Weather nips gas reserve; price up

Natural gas futures in New York surged the most in four months Friday, settling at a 20-month high as cold weather helped erase a stockpile surplus and Goldman Sachs Group Inc. raised its 2013 gas price forecast.

Gas jumped 4.5 percent, the biggest one-day gain since Dec. 5, as MDA Weather Services predicted below-normal temperatures in north-central states next week while Texas and the Southeast will see hotter than-normal readings April 15-19. Unusually cold March temperatures pushed supplies below the five-year average for the first time since 2011 and prompted Goldman Sachs to increased its price outlook by 17 percent.

“We have a little Friday surprise by Goldman,” said John Woods, president of JJ Woods Associates and a Nymex floor trader in New York. “This market does have the potential to move upward. We have an extended period of cold weather, and it has taken away the surplus we had.”

Natural gas for May delivery rose 17.8 cents to $4.125 per million Btu on the New York Mercantile Exchange, the highest settlement price since August 2, 2011. Volume was more than double the 100-day average at 2:39 p.m.

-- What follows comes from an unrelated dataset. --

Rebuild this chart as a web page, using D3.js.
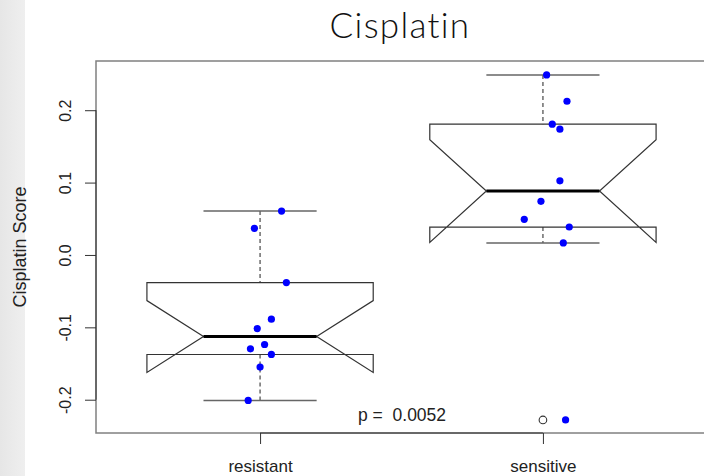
<!DOCTYPE html>
<html>
<head>
<meta charset="utf-8">
<script src="https://cdn.jsdelivr.net/npm/d3@7"></script>
<style>
  body { margin: 0; background: #fff; }
  svg { display: block; font-family: "Liberation Sans", Arial, sans-serif; }
</style>
</head>
<body>
<div id="chart"></div>
<script>
// data
var categories = ["resistant", "sensitive"];
var resistantScores = [0.0607, 0.0368, -0.0382, -0.0887, -0.1017, -0.1237, -0.1297, -0.1375, -0.1549, -0.2010];
var resistantJitter = [0.076, -0.020, 0.093, 0.040, -0.010, 0.016, -0.034, 0.040, 0.000, -0.042];
var sensitiveScores = [0.2487, 0.2124, 0.1807, 0.1738, 0.1025, 0.0741, 0.0492, 0.0386, 0.0166, -0.2280];
var sensitiveJitter = [0.013, 0.085, 0.033, 0.060, 0.060, -0.007, -0.066, 0.093, 0.072, 0.080];
var yTicks = [-0.2, -0.1, 0.0, 0.1, 0.2];
var pText = "p =  0.0052";

var svgWidth = 704;
var svgHeight = 476;

// plot region (R style, right edge runs off the page)
var plot = { left: 96, top: 61, right: 707, bottom: 433 };

var svg = d3.select("#chart")
    .append("svg")
    .attr("width", svgWidth)
    .attr("height", svgHeight);

// grey strip on the left edge
var grad = svg.append("defs").append("linearGradient")
    .attr("id", "strip");
grad.append("stop").attr("offset", "0%").attr("stop-color", "#e6e6e6");
grad.append("stop").attr("offset", "100%").attr("stop-color", "#efefef");
svg.append("rect")
    .attr("width", 25)
    .attr("height", svgHeight)
    .attr("fill", "url(#strip)");

var x = d3.scaleLinear()
    .domain([0.42, 2.58])
    .range([plot.left, plot.right]);

var y = d3.scaleLinear()
    .domain([-0.246, 0.268])
    .range([plot.bottom, plot.top]);

// R's fivenum + boxplot.stats
function boxStats(values) {
    var s = values.slice().sort(d3.ascending);
    var n = s.length;
    var n4 = Math.floor((n + 3) / 2) / 2;
    var d = [1, n4, (n + 1) / 2, n + 1 - n4, n];
    var f = d.map(function(p) {
        return 0.5 * (s[Math.floor(p) - 1] + s[Math.ceil(p) - 1]);
    });
    var iqr = f[3] - f[1];
    var lo = f[1] - 1.5 * iqr, hi = f[3] + 1.5 * iqr;
    var inside = s.filter(v => v >= lo && v <= hi);
    return {
        q1: f[1], med: f[2], q3: f[3],
        wlo: d3.min(inside), whi: d3.max(inside),
        out: s.filter(v => v < lo || v > hi),
        notch: 1.58 * iqr / Math.sqrt(n)
    };
}

var groups = [
    { pos: 1, scores: resistantScores, jitter: resistantJitter },
    { pos: 2, scores: sensitiveScores, jitter: sensitiveJitter }
];

var boxHalf = 0.4, notchHalf = 0.2, capHalf = 0.2;

groups.forEach(function(g) {
    var st = boxStats(g.scores);
    var gg = svg.append("g");

    // dashed whiskers
    gg.append("line")
        .attr("x1", x(g.pos)).attr("x2", x(g.pos))
        .attr("y1", y(st.whi)).attr("y2", y(st.q3))
        .attr("stroke", "#555").attr("stroke-width", 1.3)
        .attr("stroke-dasharray", "4,3");
    gg.append("line")
        .attr("x1", x(g.pos)).attr("x2", x(g.pos))
        .attr("y1", y(st.q1)).attr("y2", y(st.wlo))
        .attr("stroke", "#555").attr("stroke-width", 1.3)
        .attr("stroke-dasharray", "4,3");

    // caps
    [st.whi, st.wlo].forEach(function(v) {
        gg.append("line")
            .attr("x1", x(g.pos - capHalf)).attr("x2", x(g.pos + capHalf))
            .attr("y1", y(v)).attr("y2", y(v))
            .attr("stroke", "#666").attr("stroke-width", 1.5);
    });

    // notched box
    var xl = x(g.pos - boxHalf), xr = x(g.pos + boxHalf);
    var il = x(g.pos - notchHalf), ir = x(g.pos + notchHalf);
    var pts = [
        [xl, y(st.q1)], [xl, y(st.med - st.notch)], [il, y(st.med)],
        [xl, y(st.med + st.notch)], [xl, y(st.q3)], [xr, y(st.q3)],
        [xr, y(st.med + st.notch)], [ir, y(st.med)], [xr, y(st.med - st.notch)],
        [xr, y(st.q1)]
    ];
    gg.append("path")
        .attr("d", d3.line()(pts) + "Z")
        .attr("fill", "none")
        .attr("stroke", "#333")
        .attr("stroke-width", 1.2);

    // median
    gg.append("line")
        .attr("x1", il).attr("x2", ir)
        .attr("y1", y(st.med)).attr("y2", y(st.med))
        .attr("stroke", "#000").attr("stroke-width", 3);

    // outliers
    gg.selectAll(".out")
        .data(st.out)
        .enter().append("circle")
        .attr("cx", x(g.pos))
        .attr("cy", d => y(d))
        .attr("r", 3.8)
        .attr("fill", "none")
        .attr("stroke", "#333")
        .attr("stroke-width", 1.1);

    // jittered points
    gg.selectAll(".pt")
        .data(g.scores)
        .enter().append("circle")
        .attr("cx", (d, i) => x(g.pos + g.jitter[i]))
        .attr("cy", d => y(d))
        .attr("r", 3.6)
        .attr("fill", "#0000ff");
});

// frame
svg.append("rect")
    .attr("x", plot.left)
    .attr("y", plot.top)
    .attr("width", plot.right - plot.left)
    .attr("height", plot.bottom - plot.top)
    .attr("fill", "none")
    .attr("stroke", "#808080")
    .attr("stroke-width", 1.5);

// y axis, R prints a plain hyphen
var leftAxis = d3.axisLeft(y)
    .tickValues(yTicks)
    .tickSize(11)
    .tickFormat(d => d.toFixed(1));

var yAxis = svg.append("g")
    .attr("transform", `translate(${plot.left}, 0)`)
    .call(leftAxis);
yAxis.select(".domain").remove();
yAxis.selectAll("line").attr("stroke", "#333");
yAxis.selectAll("text")
    .attr("transform", "rotate(-90)")
    .attr("x", 0)
    .attr("y", -25)
    .attr("dy", 0)
    .attr("text-anchor", "middle")
    .attr("font-size", "16px")
    .attr("font-family", "Liberation Sans, Arial, sans-serif")
    .attr("fill", "#222");
svg.append("line")
    .attr("x1", plot.left).attr("x2", plot.left)
    .attr("y1", y(yTicks[0])).attr("y2", y(yTicks[yTicks.length - 1]))
    .attr("stroke", "#333");

// x axis
var bottomAxis = d3.axisBottom(x)
    .tickValues([1, 2])
    .tickSize(11)
    .tickFormat((d, i) => categories[i]);

var xAxis = svg.append("g")
    .attr("transform", `translate(0, ${plot.bottom})`)
    .call(bottomAxis);
xAxis.select(".domain").remove();
xAxis.selectAll("line").attr("stroke", "#333");
xAxis.selectAll("text")
    .attr("y", 39)
    .attr("dy", 0)
    .attr("font-size", "17px")
    .attr("font-family", "Liberation Sans, Arial, sans-serif")
    .attr("fill", "#222");
svg.append("line")
    .attr("x1", x(1)).attr("x2", x(2))
    .attr("y1", plot.bottom).attr("y2", plot.bottom)
    .attr("stroke", "#333");

// y label
svg.append("text")
    .attr("transform", `translate(26, ${(plot.top + plot.bottom) / 2}) rotate(-90)`)
    .attr("text-anchor", "middle")
    .attr("font-size", "18px")
    .attr("fill", "#222")
    .text("Cisplatin Score");

// p value
svg.append("text")
    .attr("x", 358)
    .attr("y", 421)
    .attr("font-size", "17.5px")
    .attr("fill", "#222")
    .style("white-space", "pre")
    .text(pText);

// title
svg.append("text")
    .attr("x", 400)
    .attr("y", 38)
    .attr("text-anchor", "middle")
    .attr("font-family", "Lato, 'Open Sans', sans-serif")
    .attr("font-weight", 300)
    .attr("font-size", "35px")
    .attr("letter-spacing", "1.3px")
    .attr("fill", "#111")
    .text("Cisplatin");
</script>
</body>
</html>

The futures climbed 2.5 percent this week, the seventh straight weekly increase, the longest such streak since the period ended Oct. 30, 2009. Prices are up 23 percent this year.

Drillers for natural gas in the Fayetteville shale in Arkansas have said they need the price to stay at or above $4 per million Btu to turn a profit. The number of new wells drilled in the state has dropped as a surplus of natural gas forced prices lower.

Price gains accelerated Friday after Baker Hughes Inc. said the number of rigs drilling for natural gas fell to the lowest level since May 1999. The count tumbled 14 this week to 375.

“The cold weather in March means the 2012/13 winter will end up in line with historical averages, despite the mild weather in December,” Johan Spetz, an analyst with Goldman Sachs in New York, said in a report dated Thursday. Spetz raised his estimate for natural gas prices this year by 65 cents to an average $4.40 per million Btu.

The tightening supply and-demand balance means prices will have to move higher in the second half of the year to spur production growth after the summer, he said. “We now expect prices will need to average $4.50 per million Btu in the second half of 2013 to bring on the production growth required to balance the market.”

MDA forecasts show that unusually cold temperatures in parts of the Midwest next week will shift westward by the middle of the month while the eastern half of the lower 48 states heats up.

“You’ve got winter and summer at the same time, which is a natural-gas bull’s dream and a natural-gas bear’s nightmare,” said Phil Flynn, senior market analyst at Price Futures Group in Chicago. “The fact that storage is below the five-year average, you are going to see prices go up.”

U.S. stockpiles fell by 94 billion cubic feet to 1.687 trillion cubic feet during the week ended March 29, bucking the five-year average change for the period of an increase of 4 billion, the Energy Information Administration said.

The next two EIA supply reports may show draw downs in natural gas stockpiles before they begin to build up again, Woods said. Inventories typically start to increase from April through October to prepare for the next heating season, the peak months for U.S. gas consumption.

Spetz sees supplies at the end of October peaking at 3.65 trillion cubic feet, which EIA data shows would be the lowest level for the time of year since 2008.